“Choose a major your love, and you’ll never work a day in your life because that field probably isn’t hiring.” If this made you laugh a little, and then immediately start sobbing over your essay on the societal implications of Yeezy running for president, you may be an arts student who just experienced all five stages of grief in one fell swoop.
Each year with the release of the U.S. Department of Labor Report, it seems like every website from Buzzfeed to Forbes produces a list of jobs and college majors that are becoming obsolete thanks to advancing technology. Of course these lists can’t be completely accurate, and are really just speculations based on trends in technology and the workplace. If you spend enough time on the internet, you can find everyone from florists to dentistry students on a list of people who should be scared for their futures.
My favourite (and the most legit-looking) current list is one on npr.com called “Will Your Job Be Done By A Machine?” It generates a percentage-based likelihood that your job will be automated 20 years from now. The jobs with the lowest percentages tend to be ones that rank high in negotiation and helping people (apparently social workers are doing just fine). At the bottom of the page is admittance that “estimates are rough and likely to be wrong.”
Equally popular online, however, are lists of common jobs which didn’t exist at all 20 years ago. These job titles are often ones that combine fields, like app developers or green building architects. Job markets are constantly evolving to fit the needs of a changing world and chances are pretty good that at some point in your life, you’ll be competing for jobs that don’t even exist right now. Or maybe you’ll be creating them. After all, isn’t that why we’re university students? We learn to become innovators and problem solvers for the future.

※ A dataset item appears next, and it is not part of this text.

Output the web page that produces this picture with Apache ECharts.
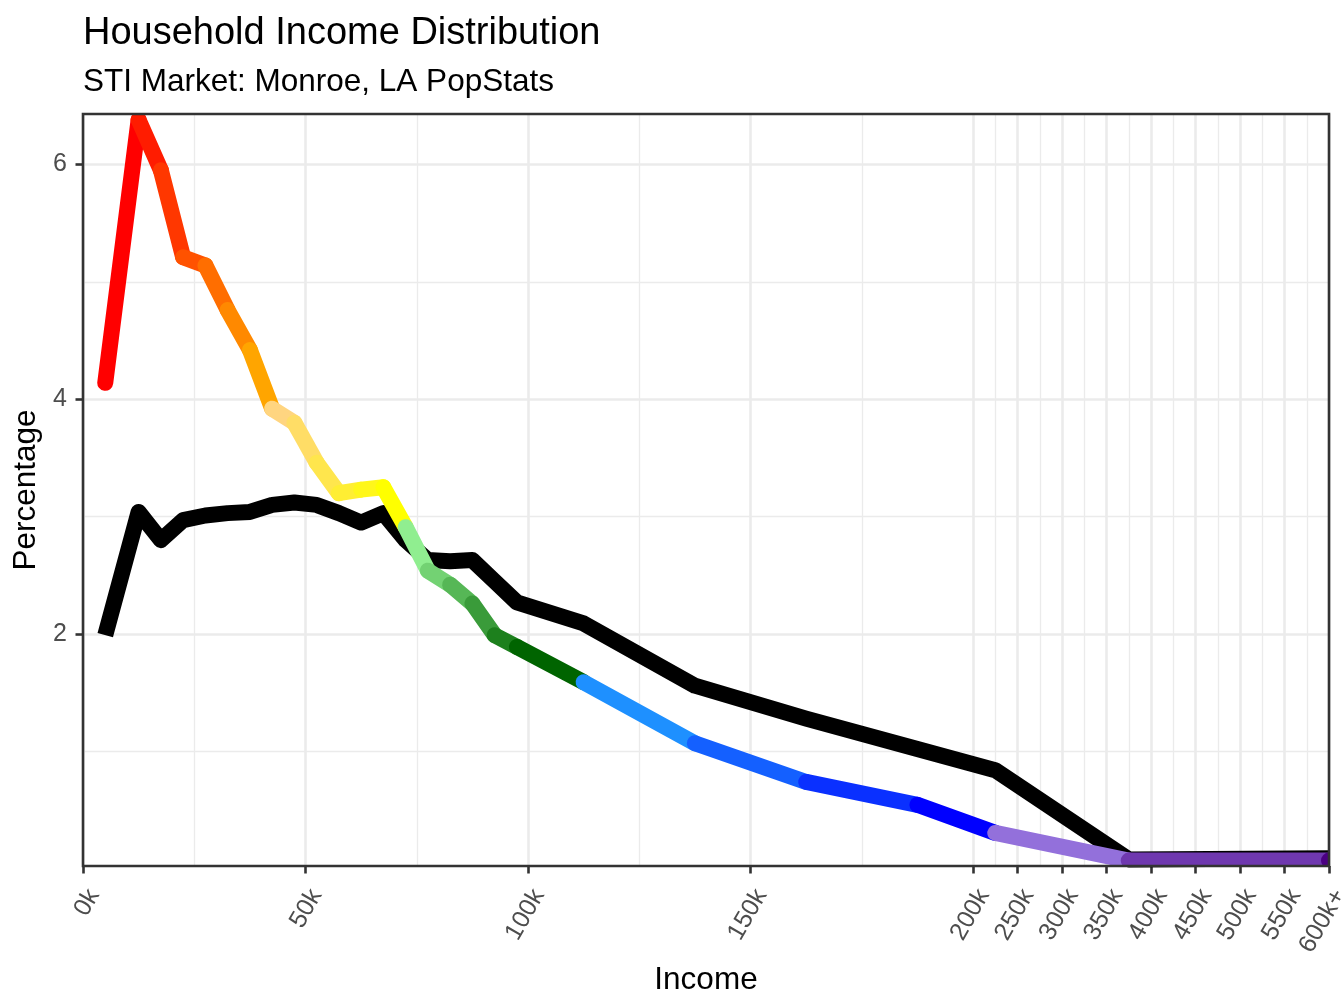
<!DOCTYPE html>
<html>
<head>
    <meta charset="utf-8">
    <title>Household Income Distribution</title>
    <script src="https://cdn.jsdelivr.net/npm/echarts@6.0.0/dist/echarts.min.js"></script>
    <style>
        html, body { margin: 0; padding: 0; background: #ffffff; }
        #chart { width: 1344px; height: 1008px; }
    </style>
</head>
<body>
<div id="chart"></div>
<script type="text/javascript">
    // income bin midpoints (in $k)
    var incomeK = [5, 12.5, 17.5, 22.5, 27.5, 32.5, 37.5, 42.5, 47.5, 52.5, 57.5, 62.5, 67.5,
        72.5, 77.5, 82.5, 87.5, 92.5, 97.5, 112.5, 137.5, 162.5, 187.5, 225, 375, 600];
    // Monroe, LA market share of households (%) - the coloured line
    var marketPct = [4.14, 6.38, 5.95, 5.21, 5.14, 4.76, 4.42, 3.92, 3.80, 3.46, 3.20, 3.23, 3.25,
        2.91, 2.54, 2.42, 2.26, 1.99, 1.89, 1.59, 1.07, 0.74, 0.545, 0.306, 0.07, 0.07];
    // reference distribution (%) - the black line
    var nationalPct = [1.99, 3.04, 2.80, 2.97, 3.01, 3.03, 3.04, 3.10, 3.12, 3.10, 3.03, 2.95, 3.03,
        2.80, 2.63, 2.62, 2.63, 2.45, 2.27, 2.09, 1.56, 1.28, 1.02, 0.84, 0.08, 0.09];

    // one colour per point, each segment takes the colour of its start point
    var segColors = ['#FF0000', '#FF1C00', '#FF3700', '#FF5200', '#FF6E00', '#FF8900', '#FFA500',
        '#FFD580', '#FFDD66', '#FFE64D', '#FFEE33', '#FFF71A', '#FFFF00',
        '#90EE90', '#73D273', '#56B756', '#3A9B3A', '#1D801D', '#006400',
        '#1E90FF', '#1460FF', '#0A30FF', '#0000FF',
        '#9370DB', '#6F38AF', '#4B0082'];

    var xTickIncome = [0, 50, 100, 150, 200, 250, 300, 350, 400, 450, 500, 550, 600];
    var xTickLabels = ['0k', '50k', '100k', '150k', '200k', '250k', '300k', '350k', '400k', '450k', '500k', '550k', '600k+'];
    var xMinorIncome = [25, 75, 125, 175, 225, 275, 325, 375, 425, 475, 525, 575];
    var yTicks = [2, 4, 6];
    var yMinor = [1, 3, 5];

    // x scale: linear up to 200k, then squeezed 5x out to 600k+
    function toAxis(v) {
        return v <= 200 ? v : 200 + (v - 200) / 5;
    }

    var fontFam = '"Liberation Sans", Arial, Helvetica, sans-serif';
    var lineW = 16;
    var myChart = echarts.init(document.getElementById('chart'));

    // segment list for the coloured path: [x1, y1, x2, y2, index]
    var segData = incomeK.map(function (v, i) {
        var j = Math.min(i + 1, incomeK.length - 1);
        return [toAxis(v), marketPct[i], toAxis(incomeK[j]), marketPct[j], i];
    });
    var blackData = incomeK.map(function (v, i) {
        return [toAxis(v), nationalPct[i]];
    });

    var xMajor = xTickIncome.map(toAxis);
    var xMinor = xMinorIncome.map(toAxis);

    myChart.setOption({
        animation: false,
        textStyle: { fontFamily: fontFam },
        title: [
            {
                text: 'Household Income Distribution',
                left: 83, top: 15, padding: 0,
                textStyle: { fontSize: 38, fontWeight: 'normal', color: '#000000', fontFamily: fontFam }
            },
            {
                text: 'STI Market: Monroe, LA PopStats',
                left: 83, top: 66.5, padding: 0,
                textStyle: { fontSize: 31.5, fontWeight: 'normal', color: '#000000', fontFamily: fontFam }
            }
        ],
        grid: {
            left: 83, right: 15, top: 114, bottom: 142,
            show: true,
            backgroundColor: 'transparent',
            borderColor: '#333333',
            borderWidth: 2.6,
            z: 5,
            outerBoundsMode: 'none'
        },
        xAxis: [
            {
                type: 'value',
                min: 0, max: 280,
                name: 'Income',
                nameLocation: 'middle',
                nameGap: 93,
                nameTextStyle: { fontSize: 31.5, color: '#000000', fontFamily: fontFam },
                axisLine: { show: false },
                axisTick: {
                    show: true, customValues: xMajor, length: 7.5,
                    lineStyle: { color: '#333333', width: 2.6 }
                },
                axisLabel: {
                    customValues: xMajor,
                    rotate: 60,
                    align: 'right',
                    verticalAlign: 'top',
                    margin: 19,
                    fontSize: 25,
                    color: '#4D4D4D',
                    fontFamily: fontFam,
                    formatter: function (v) {
                        for (var i = 0; i < xMajor.length; i++) {
                            if (Math.abs(xMajor[i] - v) < 1e-6) return xTickLabels[i];
                        }
                        return '';
                    }
                },
                splitLine: { show: true, lineStyle: { color: '#EBEBEB', width: 2.6 } }
            },
            {
                // minor grid lines only
                type: 'value',
                gridIndex: 0,
                position: 'top',
                min: 0, max: 280,
                axisLine: { show: false },
                axisTick: { show: false, customValues: xMinor },
                axisLabel: { show: false },
                splitLine: { show: true, lineStyle: { color: '#EBEBEB', width: 1.3 } }
            }
        ],
        yAxis: [
            {
                type: 'value',
                min: 0.024, max: 6.43,
                name: 'Percentage',
                nameLocation: 'middle',
                nameGap: 34,
                nameTextStyle: { fontSize: 31.5, color: '#000000', fontFamily: fontFam },
                axisLine: { show: false },
                axisTick: {
                    show: true, customValues: yTicks, length: 7.5,
                    lineStyle: { color: '#333333', width: 2.6 }
                },
                axisLabel: {
                    customValues: yTicks,
                    margin: 16,
                    fontSize: 25,
                    color: '#4D4D4D',
                    fontFamily: fontFam
                },
                splitLine: { show: true, lineStyle: { color: '#EBEBEB', width: 2.6 } }
            },
            {
                type: 'value',
                gridIndex: 0,
                position: 'right',
                min: 0.024, max: 6.43,
                axisLine: { show: false },
                axisTick: { show: false, customValues: yMinor },
                axisLabel: { show: false },
                splitLine: { show: true, lineStyle: { color: '#EBEBEB', width: 1.3 } }
            }
        ],
        series: [
            {
                name: 'Reference',
                type: 'line',
                data: blackData,
                symbol: 'none',
                silent: true,
                z: 2,
                lineStyle: { color: '#000000', width: lineW, cap: 'butt', join: 'round' }
            },
            {
                name: 'Monroe, LA',
                type: 'custom',
                data: segData,
                encode: { x: [0, 2], y: [1, 3] },
                clip: true,
                silent: true,
                z: 3,
                renderItem: function (params, api) {
                    var i = api.value(4);
                    var p1 = api.coord([api.value(0), api.value(1)]);
                    var p2 = api.coord([api.value(2), api.value(3)]);
                    if (i === incomeK.length - 1) {
                        return {
                            type: 'circle',
                            shape: { cx: p1[0], cy: p1[1], r: lineW / 2 },
                            style: { fill: segColors[i] }
                        };
                    }
                    return {
                        type: 'line',
                        shape: { x1: p1[0], y1: p1[1], x2: p2[0], y2: p2[1] },
                        style: { stroke: segColors[i], fill: null, lineWidth: lineW, lineCap: 'round' }
                    };
                }
            }
        ]
    });
</script>
</body>
</html>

When it comes down to it, we each have different interests and skills, and it’s bringing those skills together that creates real progress. I’m not telling you to do what you love and the money will come, because I’d be lying, unless you love engineering. What I am telling you is that a school full of people doing what they love can create possibilities for innovation and collaboration that will change the world. Study what you love, and what comes next will probably be worth it.